22,000 employees may be leaving the office for the last time this week not because they failed to work, but because Intel wants to ‘reset’ its company completely.
The move is expected to be the largest layoff in Intel’s history, with more than 20% of the workforce being laid off.
But this is not just a cost-cutting measure. This is emergency surgery by new CEO, Lip-Bu Tan, who has only been in the CEO chair for two months and has already started to ‘flip the board’.
Intel, once synonymous with “Intel Inside”, is now off the radar of the technology competition, lagging far behind Nvidia, AMD, and TSMC in the world of AI.
Their supposed savior GPU, Falcon Shores, is quietly being shelved for internal testing.

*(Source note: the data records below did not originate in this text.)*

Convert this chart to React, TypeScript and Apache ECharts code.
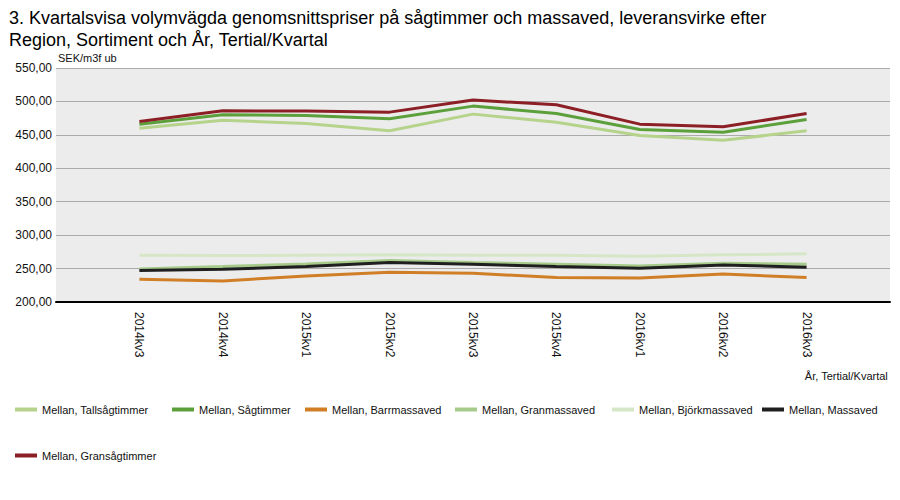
import React, { useEffect, useRef } from "react";
import * as echarts from "echarts";

const quarters = ["2014kv3", "2014kv4", "2015kv1", "2015kv2", "2015kv3", "2015kv4", "2016kv1", "2016kv2", "2016kv3"];

const seriesNames = [
  "Mellan, Tallsågtimmer",
  "Mellan, Sågtimmer",
  "Mellan, Barrmassaved",
  "Mellan, Granmassaved",
  "Mellan, Björkmassaved",
  "Mellan, Massaved",
  "Mellan, Gransågtimmer",
];

const tallsagtimmer = [460, 472, 467, 456, 481, 469, 449, 442, 456];
const sagtimmer = [466, 480, 479, 474, 493, 482, 458, 454, 473];
const barrmassaved = [234, 231.5, 239, 244.5, 243, 236.5, 236, 242, 236.5];
const granmassaved = [249.5, 253, 257, 262, 259, 256.5, 254, 258, 256.5];
const bjorkmassaved = [270, 269.5, 270, 270.5, 270, 270, 268.5, 270.5, 272];
const massaved = [247, 249, 253, 259, 256.5, 253, 250.5, 255.5, 252];
const gransagtimmer = [470, 486, 485.5, 484, 502, 495, 466, 462, 482];

const values = [tallsagtimmer, sagtimmer, barrmassaved, granmassaved, bjorkmassaved, massaved, gransagtimmer];
const colors = ["#b6d38c", "#5ca03b", "#d17f27", "#a5ca8a", "#d6e7c8", "#1f1f1f", "#8c1f25"];

const yTicks = { min: 200, max: 550, interval: 50 };

const FONT = "'Liberation Sans', Arial, sans-serif";

const legendSpots = [
  [15, 404], [172, 404], [305, 404], [455, 404], [612, 404], [762, 404], [15, 450],
];

export default function App() {
  const ref = useRef<HTMLDivElement>(null);

  useEffect(() => {
    if (!ref.current) return;
    const chart = echarts.init(ref.current, undefined, { renderer: "svg" });
    const cats = ["", ...quarters, ""];
    const series = seriesNames.map((name, i) => ({
      name,
      type: "line",
      data: [null, ...values[i], null],
      symbol: "none",
      smooth: false,
      connectNulls: false,
      lineStyle: { color: colors[i], width: 3 },
      itemStyle: { color: colors[i] },
      z: 2 + (i === 5 ? 1 : 0),
    }));
    const legends = seriesNames.map((name, i) => ({
      data: [name],
      left: legendSpots[i][0],
      top: legendSpots[i][1],
      orient: "horizontal",
      icon: "rect",
      itemWidth: 22,
      itemHeight: 4,
      padding: 0,
      textStyle: { fontFamily: FONT, fontSize: 11, color: "#111" },
    }));
    chart.setOption({
      animation: false,
      textStyle: { fontFamily: FONT },
      title: {
        text: "3. Kvartalsvisa volymvägda genomsnittspriser på sågtimmer och massaved, leveransvirke efter\nRegion, Sortiment och År, Tertial/Kvartal",
        left: 4,
        top: 2,
        textStyle: { fontFamily: FONT, fontSize: 18, fontWeight: "normal", color: "#000", lineHeight: 22 },
      },
      legend: legends,
      grid: {
        left: 56,
        right: 10,
        top: 68,
        bottom: 198,
        show: true,
        backgroundColor: "#ececec",
        borderWidth: 0,
      },
      xAxis: {
        type: "category",
        data: cats,
        boundaryGap: false,
        axisLine: { show: true, lineStyle: { color: "#000", width: 2 } },
        axisTick: { show: false },
        splitLine: { show: false },
        axisLabel: {
          interval: 0,
          rotate: -90,
          margin: 10,
          fontSize: 12,
          color: "#111",
          fontFamily: FONT,
        },
      },
      yAxis: {
        type: "value",
        min: yTicks.min,
        max: yTicks.max,
        interval: yTicks.interval,
        axisLine: { show: false },
        axisTick: { show: false },
        splitLine: { show: true, lineStyle: { color: "#aaaaaa", width: 1 } },
        axisLabel: {
          fontSize: 12,
          color: "#111",
          margin: 4,
          fontFamily: FONT,
          formatter: (v: number) => v.toFixed(2).replace(".", ","),
        },
      },
      graphic: [
        {
          type: "text",
          left: 58,
          top: 52,
          style: { text: "SEK/m3f ub", fontSize: 11, fill: "#111", fontFamily: FONT },
        },
        {
          type: "text",
          right: 12,
          top: 370,
          style: { text: "År, Tertial/Kvartal", fontSize: 11, fill: "#111", fontFamily: FONT },
        },
      ],
      series,
    });
    return () => chart.dispose();
  }, []);

  return (
    <div
      ref={ref}
      style={{ position: "fixed", left: 0, top: 0, width: 900, height: 500, background: "#fff" }}
    />
  );
}
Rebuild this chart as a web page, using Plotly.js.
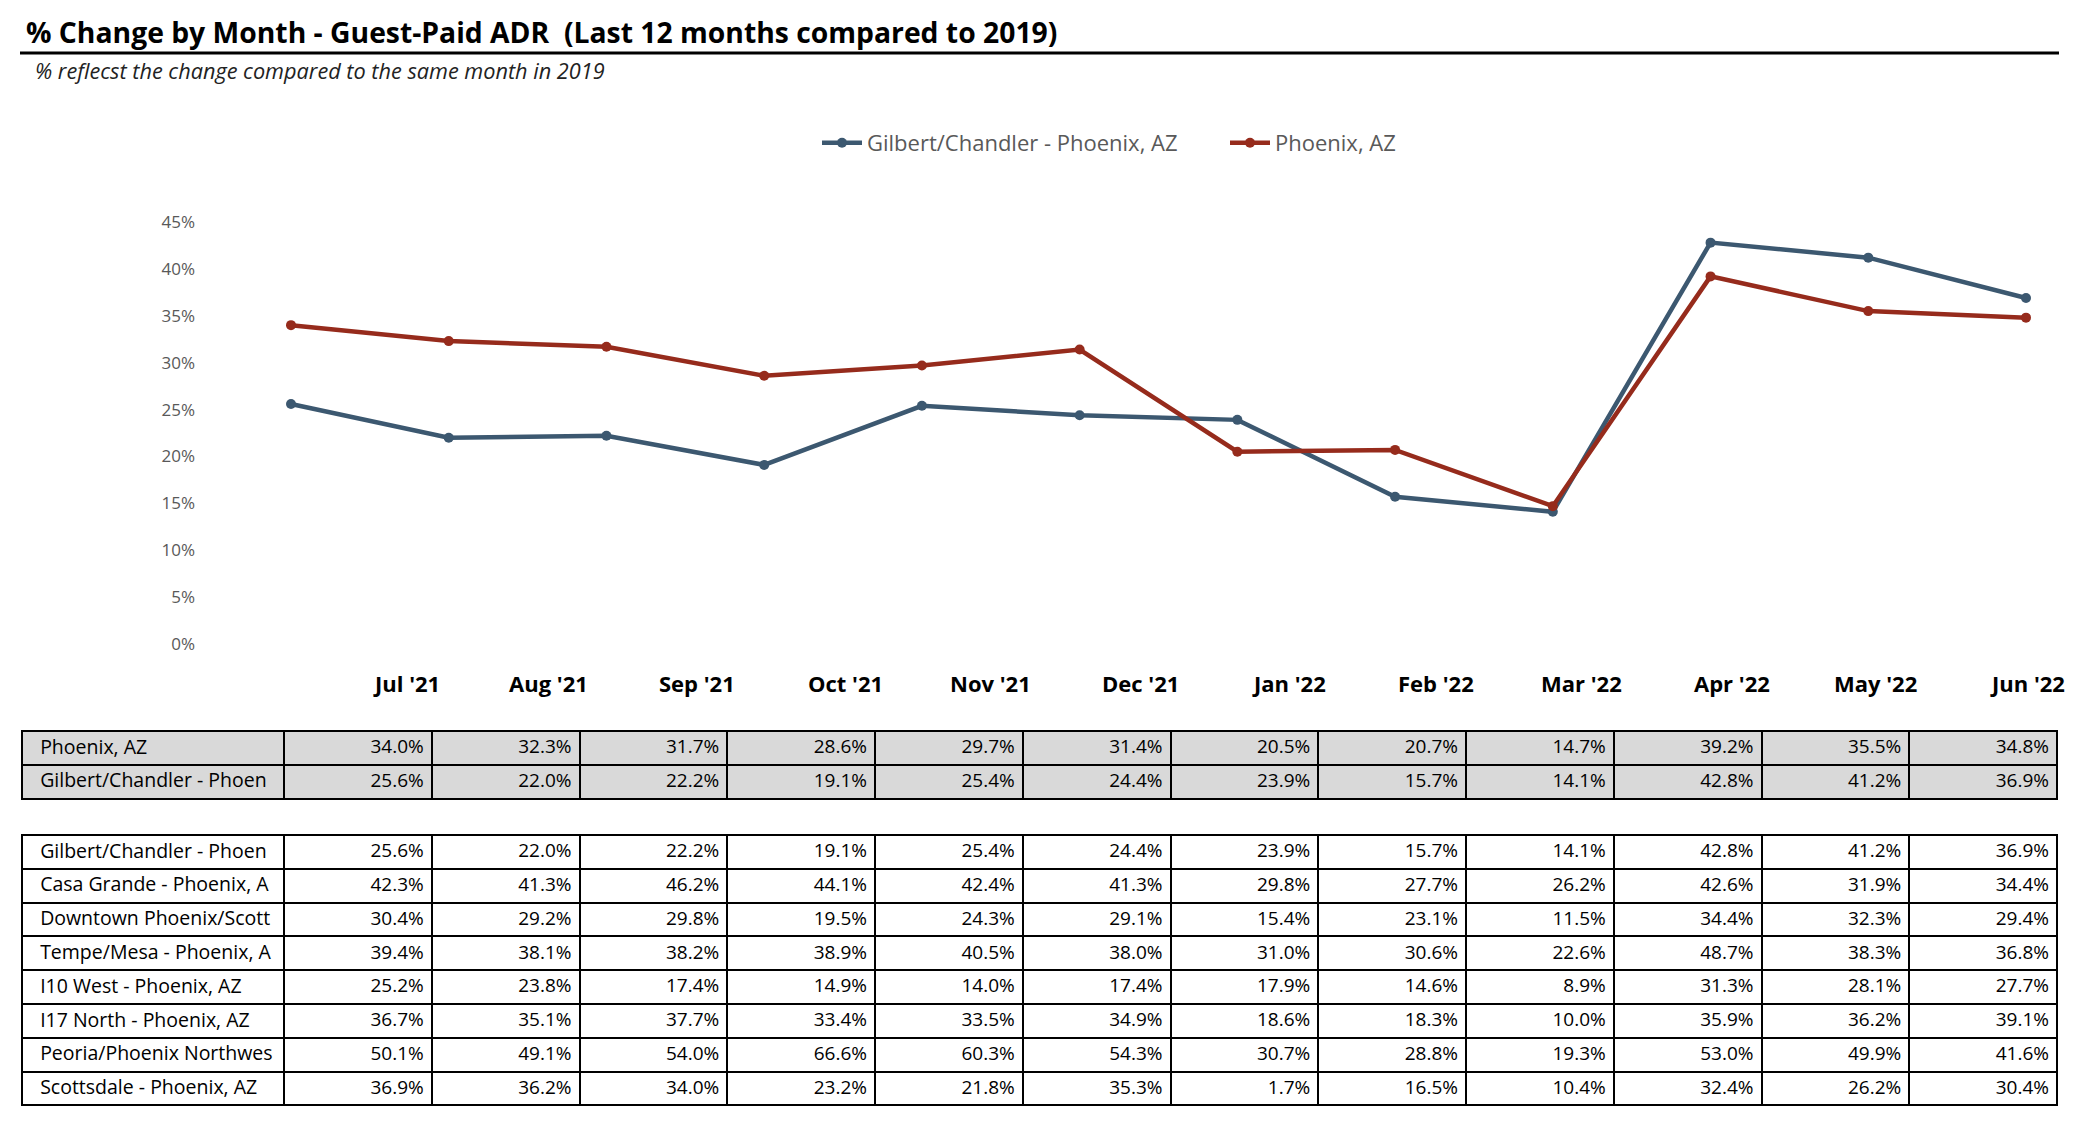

Products are dead, engineering talent is fleeing, and what’s left? Bureaucracy and PowerPoint files.
Last week, Tan moved quickly by selling a 51% stake in the Altera chip unit to Silver Lake for $8.75 billion.
And now, one by one, ‘non-engineering’ departments like HR and marketing are being cut.
Intel is also said to be in secret talks with old foe TSMC to form a joint venture. Once an enemy, now a possible savior.
Tan seems determined to rebuild the company from scratch – an “engineering-first” culture, a flat organization, and a clear mission.
The question is, is this CPR coming at the right time… or is Intel already dead, just not planted?